» **What to produce**
Begin with the first line and repeat exactly through the line containing "rt_a = ['0', '2.1', '4.2', '6.3', '8.4']"; leave every image out.

» **Data lines**
================
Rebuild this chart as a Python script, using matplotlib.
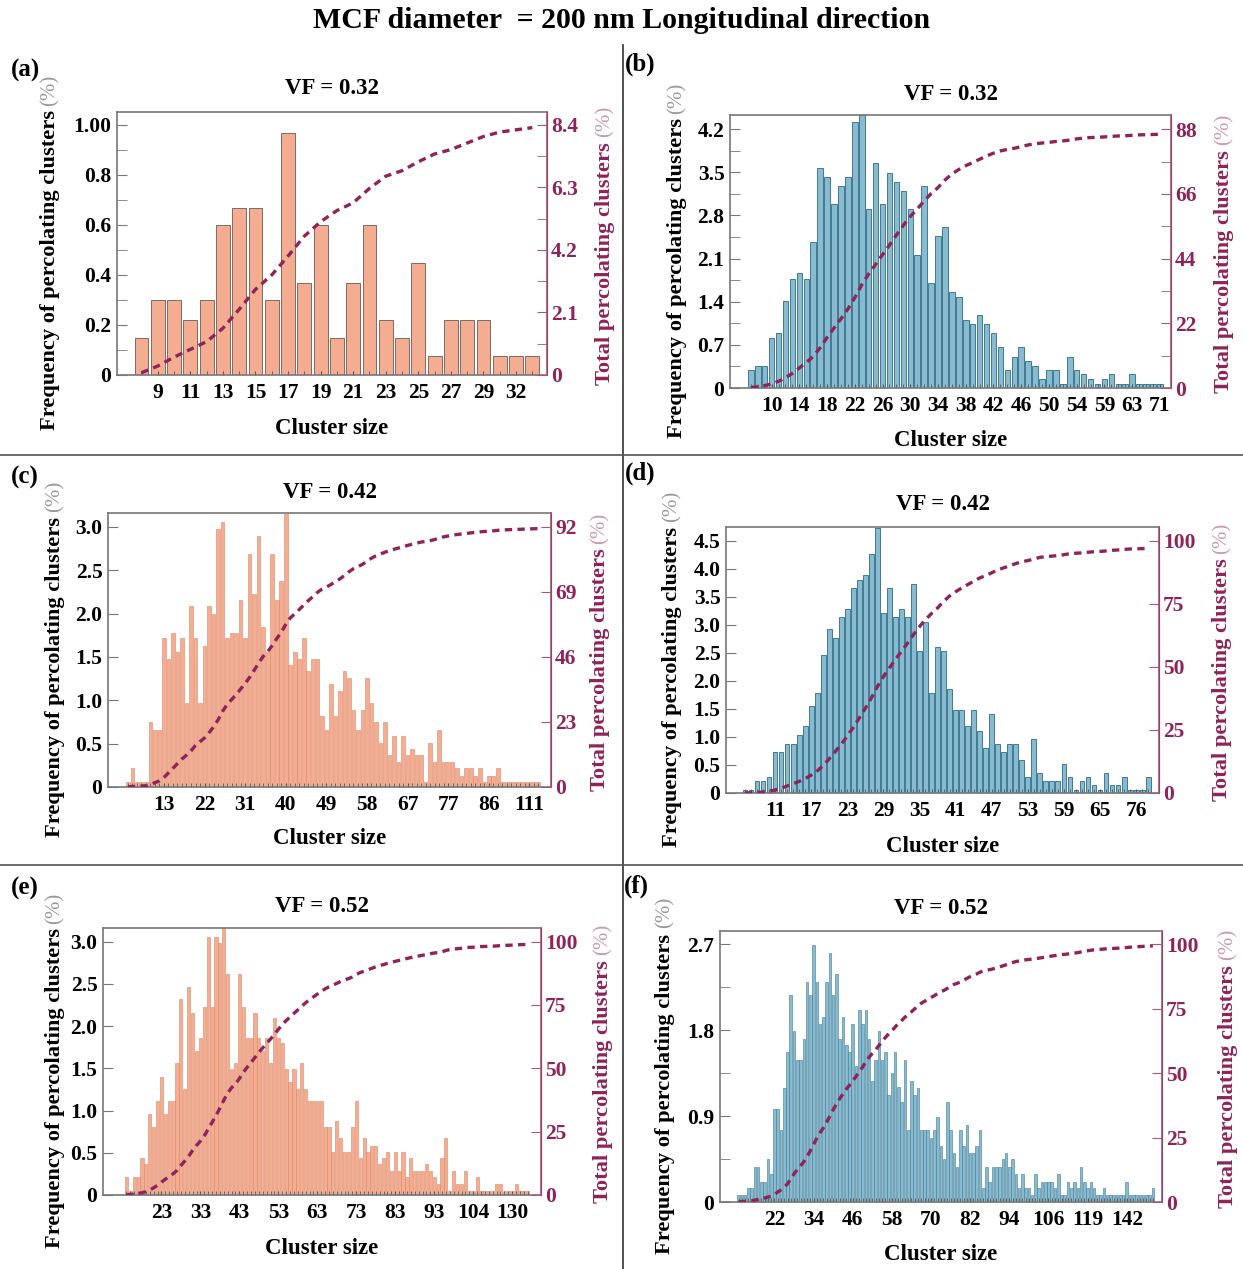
import numpy as np
import matplotlib.pyplot as plt
from matplotlib.lines import Line2D

plt.rcParams['font.family'] = ['Liberation Serif', 'DejaVu Serif']
plt.rcParams['font.weight'] = 'bold'

W, H = 1243, 1269

# ---- data (frequency of percolating clusters, %) ----
freq_a = [0.15, 0.30, 0.30, 0.22, 0.30, 0.60, 0.67, 0.67, 0.30, 0.97, 0.37, 0.60, 0.15,
          0.37, 0.60, 0.22, 0.15, 0.45, 0.075, 0.22, 0.22, 0.22, 0.075, 0.075, 0.075]
xt_a = ['9', '11', '13', '15', '17', '19', '21', '23', '25', '27', '29', '32']
yt_a = ['0', '0.2', '0.4', '0.6', '0.8', '1.00']
rt_a = ['0', '2.1', '4.2', '6.3', '8.4']

freq_b = [0.30, 0.36, 0.36, 0.81, 0.89, 1.41, 1.77, 1.86, 1.77, 2.37,
          3.57, 3.42, 2.98, 3.28, 3.42, 4.32, 4.43, 2.90, 3.65, 2.98,
          3.49, 3.35, 3.19, 2.90, 2.16, 3.28, 1.70, 2.46, 2.61, 1.56,
          1.48, 1.11, 1.04, 1.18, 1.04, 0.89, 0.66, 0.30, 0.51, 0.66,
          0.44, 0.36, 0.15, 0.30, 0.30, 0.07, 0.51, 0.30, 0.22, 0.15,
          0.07, 0.15, 0.22, 0.07, 0.07, 0.22, 0.07, 0.07, 0.07, 0.07]
xt_b = ['10', '14', '18', '22', '26', '30', '34', '38', '42', '46', '50', '54', '59', '63', '71']
yt_b = ['0', '0.7', '1.4', '2.1', '2.8', '3.5', '4.2']
rt_b = ['0', '22', '44', '66', '88']

freq_c = [0.06, 0.22, 0.06, 0.06, 0.06, 0.75, 0.66, 0.66, 1.72, 1.48, 1.78, 1.56, 1.72,
          0.97, 2.09, 1.72, 0.97, 1.63, 2.09, 2.00, 2.98, 3.06, 1.72, 1.78, 1.78, 2.16, 1.72,
          2.69, 2.23, 2.90, 1.85, 1.56, 2.69, 2.16, 2.38, 3.15, 1.41, 1.56, 1.48, 1.72, 1.34,
          1.48, 1.48, 0.82, 0.66, 1.19, 0.82, 1.11, 1.34, 1.26, 0.89, 0.66, 0.89, 1.26, 0.97,
          0.75, 0.51, 0.75, 0.37, 0.59, 0.29, 0.59, 0.37, 0.44, 0.37, 0.37, 0.06, 0.51, 0.29,
          0.66, 0.29, 0.29, 0.29, 0.22, 0.13, 0.22, 0.22, 0.13, 0.22, 0.06, 0.13, 0.13, 0.22,
          0.06, 0.06, 0.06, 0.06, 0.06, 0.06, 0.06, 0.06, 0.06]
xt_c = ['13', '22', '31', '40', '49', '58', '67', '77', '86', '111']
yt_c = ['0', '0.5', '1.0', '1.5', '2.0', '2.5', '3.0']
rt_c = ['0', '23', '46', '69', '92']

freq_d = [0.06, 0.06, 0.21, 0.21, 0.29, 0.74, 0.74, 0.88, 0.88, 1.04,
          1.19, 1.56, 1.78, 2.47, 2.92, 2.76, 3.14, 3.28, 3.66, 3.81,
          3.89, 4.26, 4.74, 3.21, 3.66, 3.14, 3.28, 3.14, 3.74, 2.53,
          3.06, 1.78, 2.61, 2.53, 1.86, 1.49, 1.49, 1.19, 1.49, 1.11,
          0.81, 1.41, 0.88, 0.74, 0.88, 0.88, 0.59, 0.29, 0.96, 0.36,
          0.21, 0.21, 0.21, 0.52, 0.29, 0.06, 0.21, 0.29, 0.14, 0.06,
          0.36, 0.14, 0.14, 0.29, 0.06, 0.06, 0.06, 0.29]
xt_d = ['11', '17', '23', '29', '35', '41', '47', '53', '59', '65', '76']
yt_d = ['0', '0.5', '1.0', '1.5', '2.0', '2.5', '3.0', '3.5', '4.0', '4.5']
rt_d = ['0', '25', '50', '75', '100']

freq_e = [0.21, 0.05, 0.21, 0.21, 0.44, 0.37, 0.96, 0.81, 1.11, 1.40,
          0.96, 1.11, 1.11, 1.56, 2.32, 1.26, 2.46, 2.15, 1.71, 1.86,
          2.23, 3.05, 2.23, 3.05, 2.98, 3.16, 2.61, 1.49, 1.56, 2.61,
          2.23, 1.86, 1.86, 2.15, 1.86, 1.71, 1.86, 1.56, 2.09, 1.86,
          1.80, 1.49, 1.34, 1.49, 1.26, 1.56, 1.26, 1.11, 1.11, 1.11,
          1.11, 0.81, 0.81, 0.51, 0.88, 0.67, 0.51, 0.51, 0.81, 1.11,
          0.44, 0.67, 0.51, 0.58, 0.58, 0.37, 0.44, 0.51, 0.28, 0.51,
          0.28, 0.51, 0.21, 0.44, 0.28, 0.28, 0.28, 0.37, 0.28, 0.21,
          0.13, 0.44, 0.67, 0.05, 0.28, 0.13, 0.13, 0.28, 0.05, 0.05,
          0.21, 0.05, 0.05, 0.05, 0.05, 0.13, 0.13, 0.05, 0.05, 0.05,
          0.13, 0.05, 0.05, 0.05]
xt_e = ['23', '33', '43', '53', '63', '73', '83', '93', '104', '130']
yt_e = ['0', '0.5', '1.0', '1.5', '2.0', '2.5', '3.0']
rt_e = ['0', '25', '50', '75', '100']

freq_f = [0.07, 0.07, 0.07, 0.15, 0.15, 0.37, 0.37, 0.21, 0.21, 0.45,
          0.29, 0.97, 0.97, 0.75, 1.19, 1.57, 2.17, 1.79, 1.49, 1.49,
          1.71, 2.31, 2.17, 2.69, 2.31, 1.87, 1.94, 2.31, 2.61, 2.17,
          2.39, 1.71, 1.94, 1.65, 1.57, 1.87, 1.43, 2.01, 1.87, 2.01,
          1.71, 1.27, 1.49, 1.79, 1.49, 1.57, 1.12, 1.35, 1.57, 1.21,
          1.05, 1.49, 0.75, 1.27, 1.12, 1.19, 0.75, 0.75, 0.75, 0.67,
          0.75, 0.89, 0.59, 0.45, 1.05, 0.75, 0.51, 0.37, 0.75, 0.59,
          0.81, 0.51, 0.51, 0.59, 0.75, 0.15, 0.37, 0.21, 0.37, 0.37,
          0.37, 0.45, 0.51, 0.37, 0.45, 0.29, 0.15, 0.29, 0.15, 0.15,
          0.07, 0.29, 0.15, 0.21, 0.21, 0.21, 0.21, 0.15, 0.29, 0.07,
          0.07, 0.21, 0.15, 0.21, 0.15, 0.37, 0.21, 0.15, 0.21, 0.15,
          0.07, 0.07, 0.15, 0.07, 0.07, 0.07, 0.07, 0.07, 0.07, 0.21,
          0.07, 0.07, 0.07, 0.07, 0.07, 0.07, 0.07, 0.15]
xt_f = ['22', '34', '46', '58', '70', '82', '94', '106', '119', '142']
yt_f = ['0', '0.9', '1.8', '2.7']
rt_f = ['0', '25', '50', '75', '100']

vf = ['0.32', '0.32', '0.42', '0.42', '0.52', '0.52']
tags = ['(a)', '(b)', '(c)', '(d)', '(e)', '(f)']

orange, orange_edge = '#f4ad90', '#d98668'
blue, blue_edge = '#88bbd0', '#3f7a93'
maroon = '#8e2459'

fig = plt.figure(figsize=(W / 100, H / 100), dpi=100)

# (data, xticks, yticks, rticks, first labelled bar, label step, colour, edge, ytop, minor ticks)
panels = [
    (freq_a, xt_a, yt_a, rt_a, 1, 2, orange, '#7d6a62', 1.052, True),
    (freq_b, xt_b, yt_b, rt_b, 3, 4, blue, blue_edge, 4.43, True),
    (freq_c, xt_c, yt_c, rt_c, 8, 9, orange, orange_edge, 3.16, False),
    (freq_d, xt_d, yt_d, rt_d, 5, 6, blue, blue_edge, 4.75, False),
    (freq_e, xt_e, yt_e, rt_e, 9, 10, orange, orange_edge, 3.16, False),
    (freq_f, xt_f, yt_f, rt_f, 11, 12, blue, blue_edge, 2.84, 'left'),
]
# box (l, t, r, b) px, x padding, tag xy, title y, xlabel y, ylabel x, right label x
layout = [
    ((117, 112, 547, 375), (1.5, 0.9), (25, 70), 88, 428, 50, 605),
    ((730, 115, 1171, 388), (3.0, 1.6), (640, 64), 95, 441, 677, 1224),
    ((108, 513, 551, 787), (4.4, 2.8), (25, 477), 492, 838, 55, 600),
    ((726, 527, 1159, 793), (3.15, 1.8), (640, 473), 505, 846, 672, 1222),
    ((103, 928, 541, 1195), (6.0, 3.4), (25, 888), 907, 1248, 55, 603),
    ((720, 931, 1162, 1202), (5.7, 2.8), (636, 886), 908, 1255, 665, 1228),
]

main_labels = []
for i, (p, lay) in enumerate(zip(panels, layout)):
    freq, xt, yt, rt, start, step, col, edge, ytop, minor = p
    (l, t, r, b), (padl, padr), tagxy, ty, xly, ylx, rlx = lay
    ax = fig.add_axes([l / W, 1 - b / H, (r - l) / W, (b - t) / H])
    n = len(freq)
    x = np.arange(n)
    wid = 0.85 if n < 30 else 0.8
    ax.bar(x, freq, width=wid, color=col, edgecolor=edge, linewidth=0.7 if n < 80 else 0.4)
    ax.set_xlim(-padl, n - 1 + padr)
    ax.set_ylim(0, ytop)

    lmax = float(yt[-1])
    ax.set_yticks(np.linspace(0, lmax, len(yt)))
    ax.set_yticklabels(yt)
    ax.set_xticks(start + step * np.arange(len(xt)))
    ax.set_xticklabels(xt)
    ax.set_xticks(x, minor=True)
    ax.tick_params(axis='x', which='both', direction='in', length=3, color='#555555',
                   labelsize=15.5, pad=6)
    ax.tick_params(axis='y', which='major', direction='in', length=7, color='#777777',
                   labelsize=15.5, pad=4)
    ax.tick_params(axis='y', which='minor', direction='in', length=7, color='#777777')
    if minor:
        dy = lmax / (len(yt) - 1) / 2
        ax.set_yticks(np.arange(dy, lmax, 2 * dy), minor=True)
    for s in ['left', 'top', 'bottom']:
        ax.spines[s].set_color('#777777')
        ax.spines[s].set_linewidth(1.2)

    # cumulative total of percolating clusters on twin axis
    rmax = float(rt[-1])
    ax2 = ax.twinx()
    cum = np.cumsum(freq) - np.array(freq) / 2
    ax2.plot(x, cum, color=maroon, lw=2.4, ls=(0, (2.2, 1.6)))
    ax2.set_ylim(0, ytop * rmax / lmax)
    ax2.set_yticks(np.linspace(0, rmax, len(rt)))
    ax2.set_yticklabels(rt)
    ax2.tick_params(axis='y', which='both', direction='in', length=7, color='#a8557f',
                    labelcolor=maroon, labelsize=15.5, pad=3)
    if minor is True:
        ax2.set_yticks(np.linspace(rmax / 8, rmax * 7 / 8, 4), minor=True)
    ax2.spines['right'].set_color('#a8557f')
    ax2.spines['right'].set_linewidth(1.2)
    for s in ['left', 'top', 'bottom']:
        ax2.spines[s].set_visible(False)

    cx = (l + r) / 2
    cy = (t + b) / 2
    fig.text(cx / W, 1 - ty / H, 'VF = ' + vf[i], ha='center', va='center', fontsize=16.5)
    fig.text(cx / W, 1 - xly / H, 'Cluster size', ha='center', va='center', fontsize=16.5)
    fig.text(tagxy[0] / W, 1 - tagxy[1] / H, tags[i], ha='center', va='center', fontsize=18)
    t1 = fig.text(ylx / W, 1 - (cy + 27) / H, 'Frequency of percolating clusters', rotation=90,
                  ha='center', va='center', fontsize=16.2)
    t2 = fig.text(rlx / W, 1 - (cy + 20) / H, 'Total percolating clusters', rotation=90,
                  ha='center', va='center', fontsize=16.2, color=maroon)
    main_labels.append((t1, '#9a9a9a'))
    main_labels.append((t2, '#c99ab2'))

fig.text(0.5, 1 - 20 / H, 'MCF diameter  = 200 nm Longitudinal direction', ha='center',
         va='center', fontsize=21.5)

# panel separators
fig.add_artist(Line2D([623 / W, 623 / W], [1 - 45 / H, 0], color='#333333', lw=1.2))
for yy in [455, 865]:
    fig.add_artist(Line2D([0, 1], [1 - yy / H, 1 - yy / H], color='#555555', lw=1.2))

# grey "(%)" appended above each rotated label
fig.canvas.draw()
rend = fig.canvas.get_renderer()
for txt, c in main_labels:
    bb = txt.get_window_extent(rend)
    fig.text((bb.x0 + bb.x1) / 2 / W, (bb.y1 + 5) / H, '(%)', rotation=90, ha='center',
             va='bottom', fontsize=15, fontweight='normal', color=c)

fig.savefig('out.png', dpi=100)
================
» **Solved problem**
Rebuild this chart as a Python script, using matplotlib.
import numpy as np
import matplotlib.pyplot as plt
from matplotlib.lines import Line2D

plt.rcParams['font.family'] = ['Liberation Serif', 'DejaVu Serif']
plt.rcParams['font.weight'] = 'bold'

W, H = 1243, 1269

# ---- data (frequency of percolating clusters, %) ----
freq_a = [0.15, 0.30, 0.30, 0.22, 0.30, 0.60, 0.67, 0.67, 0.30, 0.97, 0.37, 0.60, 0.15,
          0.37, 0.60, 0.22, 0.15, 0.45, 0.075, 0.22, 0.22, 0.22, 0.075, 0.075, 0.075]
xt_a = ['9', '11', '13', '15', '17', '19', '21', '23', '25', '27', '29', '32']
yt_a = ['0', '0.2', '0.4', '0.6', '0.8', '1.00']
rt_a = ['0', '2.1', '4.2', '6.3', '8.4']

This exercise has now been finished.